Now, there is even another application case which I haven’t thought about in the beginning: Assume we have huge data set for which we don’t even do a hierarchical model, but evaluating the likelihood would take ages on a single core. With a map_rect which supports shared parameters, this would be straightforward to do in an efficient way. That is, we would split the data set in a few slices and send out the shared parameter array to each node (and not send any slice-specific parameter array at all).
So shared parameters improve performance for cases where you can apply them - and I think in about any problem there will be shared parameters.
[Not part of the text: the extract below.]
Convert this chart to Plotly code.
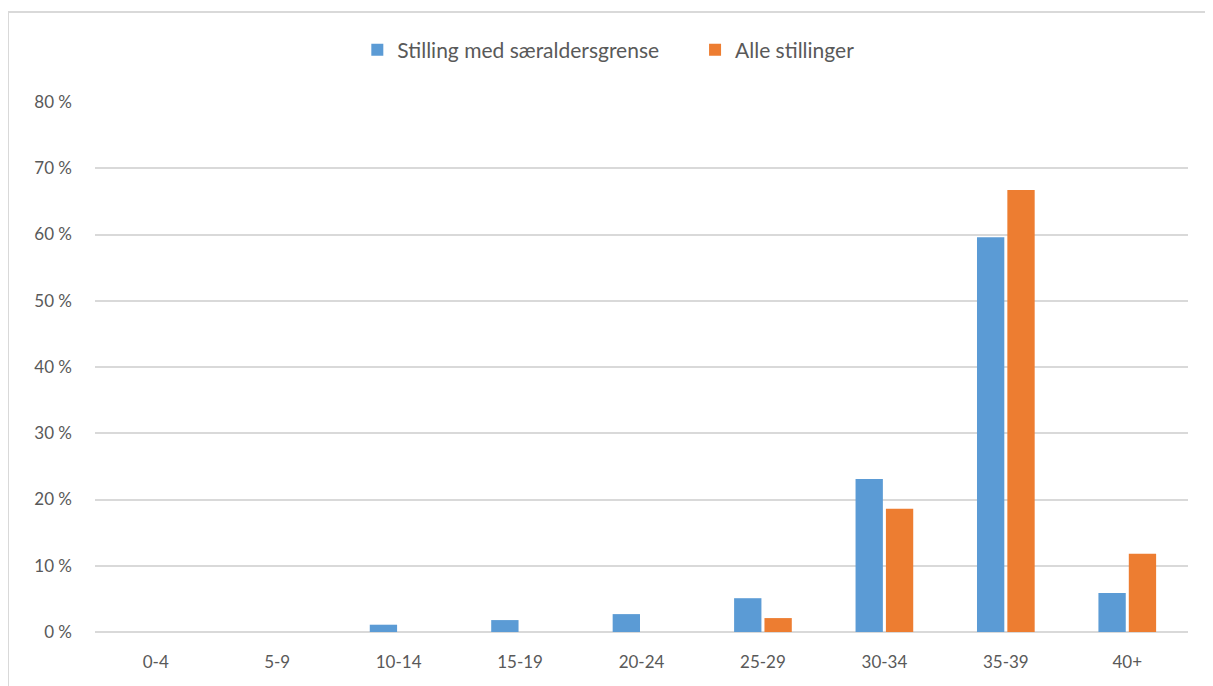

This is just the more general version of the function and if you see a n easy way to handle the mixed cases (vv, vd, dv) with a single and tight code base, we should do that immediately.
I hope this clarifies your understanding… I am happy to have a call.
I see - seems like the shared parameters can be thought of as effectively another type of data in these cases (versus a collection we are mapping or reducing over), is that right? Seems like the functor or closure approaches we talked about above would be the natural way to do it once we have language support.
Did you see my question about reduce above?
shared parameters… to me its not quite data, but you are right in that a closure thing where you curry the shared arguments to a functor would be the concept to use. However, I doubt that this will ever work for these functors which we use for MPI. The reason is that we only ever transfer types, but not any serialized functor over the wire to the childs.
I haven’t tried any static reduce, no and I am not sure if that’s applicable. My general take from the _lpdf thing which does accumulation is that it apparently does not buy you much performance. So the user should really just program up a map_rect where each function call returns an array with a single element which is the lpdf value. Aggregating that directly does not make a huge difference for the performance of the programs which I tested. It can well be that I did a mistake in my programs though such that performance was spoiled. However, as of now we should focus on the map_rect (ideally directly with a shared parameter interface, but only if that is doable quickly).
After all we are talking here about days to few h compute time improvements… and finally I can leverage our 1.5k CPUs here.